LSEnet: Lorentz Structural Entropy Neural Network for Deep Graph Clustering
Li Sun, Zhenhao Huang, Hao Peng, Yujie Wang, Chunyang Liu, Philip S. Yu
TL;DR
This work tackles graph clustering without a predefined number of clusters by introducing differentiable structural information (DSI) and a Lorentz-space neural network, LSEnet. By relaxing discrete structural-entropy concepts into a differentiable, level-wise formulation, the method learns a partitioning tree that reveals cluster structure while minimizing conductance, without requiring a fixed $K$. LSEnet embeds nodes in hyperbolic space via a Lorentz-convolutional architecture and builds the partitioning tree bottom-up with a Lorentz assigner, integrating node features through hyperbolic graph convolutions. Empirical results on standard graphs show strong clustering performance, favorable scalability compared with classic structural entropy, and interpretable hyperbolic trees visualized on real data. The approach offers a scalable, geometry-aware pathway for clustering graphs with unknown cluster counts while preserving rich feature information.
Abstract
Graph clustering is a fundamental problem in machine learning.

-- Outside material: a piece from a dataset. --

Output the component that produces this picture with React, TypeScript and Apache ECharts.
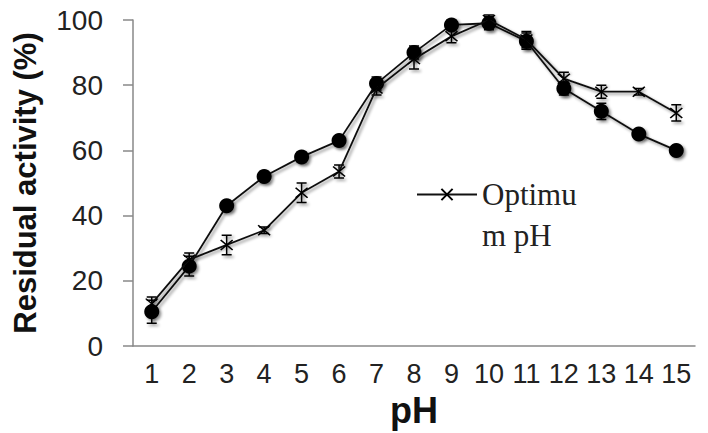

Deep learning methods achieve the state-of-the-art results in recent years, but they still cannot work without predefined cluster numbers. Such limitation motivates us to pose a more challenging problem of graph clustering with unknown cluster number. We propose to address this problem from a fresh perspective of graph information theory (i.e., structural information). In the literature, structural information has not yet been introduced to deep clustering, and its classic definition falls short of discrete formulation and modeling node features. In this work, we first formulate a differentiable structural information (DSI) in the continuous realm, accompanied by several theoretical results. By minimizing DSI, we construct the optimal partitioning tree where densely connected nodes in the graph tend to have the same assignment, revealing the cluster structure. DSI is also theoretically presented as a new graph clustering objective, not requiring the predefined cluster number. Furthermore, we design a neural LSEnet in the Lorentz model of hyperbolic space, where we integrate node features to structural information via manifold-valued graph convolution. Extensive empirical results on real graphs show the superiority of our approach.